It's often a cop-out to categorize any film that emulates scary, realistic situations as "horror," but Kaouther Ben Hania's Tunisia-set Beauty and the Dogs plays like an actual, unending nightmare. The traumatic incident that sets off the film is a rape — that of college student Mariam (Mariam Al Ferjani) — but it takes place off screen, and the horror that we witness is Mariam trying to report it. You see, the perpetrators are cops, which means they're in the business of cover-ups; in several heart-palpitating scenes, they chase her down dark corridors, threatening her to drop charges.

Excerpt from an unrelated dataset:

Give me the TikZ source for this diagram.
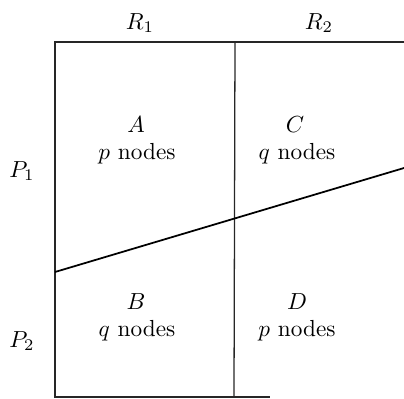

For Mariam, the night is a series of dead ends: The emergency room refuses to admit her because she doesn't have identification (they're unsympathetic to the fact that she lost her purse in the rapists' car) and the gynecologist says she's not qualified to examine her. The policemen, of course, blame her with familiar rape apology rhetoric: "You're complaining about being raped in this skimpy dress?" (For context: Tunisia only just abolished a law last year that gave rapists impunity.)

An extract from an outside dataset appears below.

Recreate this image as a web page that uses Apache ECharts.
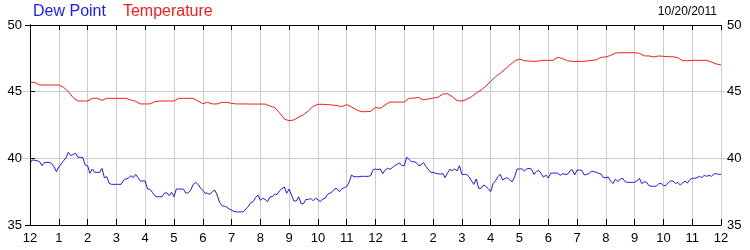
<!DOCTYPE html>
<html>
<head>
<meta charset="utf-8">
<script src="https://cdn.jsdelivr.net/npm/echarts@6/dist/echarts.min.js"></script>
<style>
html,body{margin:0;padding:0;background:#fff;}
#chart{width:750px;height:250px;}
</style>
</head>
<body>
<div id="chart"></div>
<script>
// ---- data ----
var dateLabel = '10/20/2011';
var seriesNames = ['Dew Point', 'Temperature'];
var hourLabels = ['12','1','2','3','4','5','6','7','8','9','10','11','12','1','2','3','4','5','6','7','8','9','10','11','12'];
var yTicks = [35, 40, 45, 50];
var outerGridStubs = [40, 45];
var dewStepMinutes = 5;
var tempStepMinutes = 10;

var dewPoint = [
  39.62, 39.88, 39.85, 39.82, 39.75, 39.45, 39.68, 39.7, 39.7, 39.6, 39.38, 39.0,
  39.35, 39.58, 39.82, 40.05, 40.45, 40.2, 40.3, 40.38, 40.08, 40.08, 40.05, 39.5,
  39.45, 38.88, 39.2, 38.95, 38.95, 38.95, 39.25, 38.55, 38.62, 38.12, 38.05, 38.05,
  38.05, 38.05, 38.05, 38.35, 38.45, 38.5, 38.7, 38.55, 38.8, 38.55, 38.3, 38.3,
  38.3, 37.7, 37.68, 37.45, 37.2, 37.12, 37.12, 37.12, 37.38, 37.42, 37.2, 37.45,
  37.12, 37.7, 37.7, 37.7, 37.68, 37.38, 37.42, 37.62, 38.05, 38.2, 38.05, 37.8,
  37.6, 37.38, 37.38, 37.3, 37.5, 37.62, 37.25, 36.7, 36.45, 36.4, 36.35, 36.2,
  36.12, 36.02, 35.98, 35.98, 35.98, 36.0, 36.2, 36.4, 36.68, 36.75, 37.05, 37.25,
  36.85, 37.0, 36.92, 36.75, 37.1, 37.12, 37.32, 37.3, 37.57, 37.72, 37.85, 37.38,
  37.7, 37.25, 36.8, 36.8, 37.12, 36.6, 36.6, 36.92, 36.9, 37.0, 36.82, 37.0,
  36.9, 36.75, 36.95, 37.0, 37.3, 37.38, 37.5, 37.72, 37.72, 37.5, 37.72, 37.8,
  37.88, 38.2, 38.75, 38.62, 38.62, 38.62, 38.65, 38.65, 38.65, 38.65, 38.7, 39.15,
  39.2, 39.15, 39.2, 38.85, 39.12, 39.25, 39.18, 39.3, 39.45, 39.55, 39.65, 39.45,
  39.45, 40.08, 39.92, 39.75, 39.75, 39.68, 39.45, 39.5, 39.68, 39.4, 39.18, 38.95,
  38.95, 38.88, 38.85, 38.8, 38.88, 38.55, 38.9, 39.18, 39.08, 39.2, 39.05, 39.45,
  38.8, 38.8, 38.78, 38.62, 38.3, 38.05, 38.45, 37.75, 37.75, 38.0, 37.9, 37.72,
  37.5, 38.1, 38.32, 38.62, 38.8, 38.38, 38.5, 38.55, 38.35, 38.25, 38.62, 39.2,
  39.2, 39.22, 39.05, 39.2, 39.25, 39.2, 38.8, 39.0, 39.1, 38.88, 38.58, 38.75,
  38.52, 38.88, 38.9, 38.9, 38.88, 38.72, 38.85, 38.8, 38.8, 39.05, 39.15, 38.75,
  39.12, 39.12, 39.1, 38.75, 38.8, 38.85, 39.05, 39.0, 38.95, 38.88, 38.82, 38.55,
  38.55, 38.6, 38.3, 38.1, 38.45, 38.25, 38.45, 38.5, 38.25, 38.2, 38.2, 38.2,
  38.2, 38.32, 38.5, 38.1, 38.25, 38.2, 37.95, 37.9, 37.9, 37.92, 38.08, 38.12,
  37.95, 37.95, 38.18, 38.3, 38.3, 38.1, 38.2, 38.0, 38.15, 38.3, 38.15, 38.4,
  38.5, 38.5, 38.55, 38.65, 38.55, 38.72, 38.65, 38.72, 38.65, 38.82, 38.85, 38.8, 38.8
];

var temperature = [
  45.7, 45.7, 45.5, 45.5, 45.5, 45.5, 45.5, 45.32, 45.0, 44.55, 44.3, 44.3,
  44.3, 44.5, 44.5, 44.35, 44.5, 44.5, 44.5, 44.5, 44.5, 44.38, 44.28, 44.08,
  44.08, 44.08, 44.25, 44.3, 44.3, 44.3, 44.3, 44.5, 44.5, 44.5, 44.5, 44.3,
  44.1, 44.2, 44.08, 44.08, 44.2, 44.2, 44.12, 44.08, 44.08, 44.08, 44.07, 44.07,
  44.07, 44.07, 43.92, 43.8, 43.42, 42.95, 42.82, 42.88, 43.1, 43.27, 43.55, 43.9,
  44.05, 44.05, 44.03, 44.0, 43.95, 43.88, 44.03, 43.85, 43.65, 43.5, 43.5, 43.52,
  43.82, 43.75, 44.0, 44.22, 44.22, 44.22, 44.22, 44.5, 44.52, 44.57, 44.38, 44.45,
  44.52, 44.57, 44.82, 44.85, 44.62, 44.33, 44.3, 44.42, 44.62, 44.9, 45.12, 45.42,
  45.77, 46.12, 46.38, 46.68, 47.0, 47.3, 47.45, 47.32, 47.3, 47.27, 47.3, 47.35,
  47.35, 47.35, 47.58, 47.48, 47.32, 47.27, 47.27, 47.27, 47.3, 47.35, 47.38, 47.58,
  47.6, 47.72, 47.9, 47.92, 47.92, 47.92, 47.92, 47.88, 47.68, 47.68, 47.6, 47.68,
  47.65, 47.62, 47.62, 47.55, 47.32, 47.32, 47.35, 47.35, 47.35, 47.35, 47.22, 47.08, 47.0
];

// ---- build chart ----
function toPairs(values, stepMinutes) {
  return values.map(function (v, i) { return [i * stepMinutes / 60, v]; });
}

var FONT = "'Liberation Sans', Arial, sans-serif";
var BLACK = '#000000';
var GRID = '#cccccc';
var yMin = yTicks[0], yMax = yTicks[yTicks.length - 1], yStep = yTicks[1] - yTicks[0];
var xMax = hourLabels.length - 1;

function yAxisMain(pos, margin, split) {
  return {
    type: 'value', position: pos, min: yMin, max: yMax, interval: yStep,
    axisLine: { show: true, lineStyle: { color: BLACK, width: 1 } },
    axisTick: { show: true, inside: true, length: 5, lineStyle: { color: BLACK } },
    axisLabel: { show: true, color: BLACK, fontSize: 13, fontFamily: FONT, margin: margin },
    splitLine: { show: split, lineStyle: { color: GRID, width: 1 } }
  };
}
function yAxisStub(pos) {
  return {
    type: 'value', position: pos, min: yMin, max: yMax, interval: yStep,
    axisLine: { show: false },
    axisTick: { show: true, inside: false, length: 8, customValues: outerGridStubs, lineStyle: { color: GRID } },
    axisLabel: { show: false },
    splitLine: { show: false }
  };
}

var chart = echarts.init(document.getElementById('chart'), null, { renderer: 'canvas' });
chart.setOption({
  animation: false,
  backgroundColor: '#ffffff',
  textStyle: { fontFamily: FONT },
  title: {
    text: dateLabel, right: 33, top: 6, padding: 0,
    textStyle: { fontSize: 12, fontWeight: 'normal', color: BLACK, fontFamily: FONT }
  },
  legend: {
    left: 28, top: 4, padding: 0, icon: 'none', itemWidth: 0, itemGap: 12,
    selectedMode: false,
    data: [
      { name: seriesNames[0], textStyle: { color: '#1a1aff', fontSize: 16, fontFamily: FONT } },
      { name: seriesNames[1], textStyle: { color: '#ff1a1a', fontSize: 16, fontFamily: FONT } }
    ]
  },
  grid: { left: 30, right: 29, top: 25, bottom: 25, containLabel: false },
  xAxis: [
    {
      type: 'value', position: 'bottom', min: 0, max: xMax, interval: 1,
      axisLine: { show: true, onZero: false, lineStyle: { color: BLACK } },
      axisTick: { show: true, inside: true, length: 6, lineStyle: { color: BLACK } },
      axisLabel: {
        color: BLACK, fontSize: 13, fontFamily: FONT, margin: 7,
        showMinLabel: true, showMaxLabel: true,
        formatter: function (v) { return hourLabels[Math.round(v)]; }
      },
      splitLine: { show: true, lineStyle: { color: GRID, width: 1 } }
    },
    {
      type: 'value', position: 'top', min: 0, max: xMax, interval: 1,
      axisLine: { show: true, onZero: false, lineStyle: { color: BLACK } },
      axisTick: { show: true, inside: true, length: 5, lineStyle: { color: BLACK } },
      axisLabel: { show: false },
      splitLine: { show: false }
    }
  ],
  yAxis: [
    yAxisMain('left', 8, true),
    yAxisMain('right', 6, false),
    yAxisStub('left'),
    yAxisStub('right')
  ],
  series: [
    {
      name: seriesNames[0], type: 'line', xAxisIndex: 0, yAxisIndex: 0,
      data: toPairs(dewPoint, dewStepMinutes),
      showSymbol: false, symbol: 'none',
      lineStyle: { color: '#1a1aff', width: 1 }, itemStyle: { color: '#1a1aff' },
      z: 3
    },
    {
      name: seriesNames[1], type: 'line', xAxisIndex: 0, yAxisIndex: 0,
      data: toPairs(temperature, tempStepMinutes),
      showSymbol: false, symbol: 'none',
      lineStyle: { color: '#ff1a1a', width: 1 }, itemStyle: { color: '#ff1a1a' },
      z: 3
    }
  ]
});
</script>
</body>
</html>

Director Ben Hania has a rhythmic, urgent sense of filmmaking, but she makes the odd creative decision of dividing her film into nine chapters, each a single take. The choreography is impressive but announcing the shots with numbered title cards is distracting and undermines both the tension and the graveness of the situation. They at least provide brief relief from an uncomfortable watch. Tragically, it's not much of a shock when the credits tell us "based on a true story."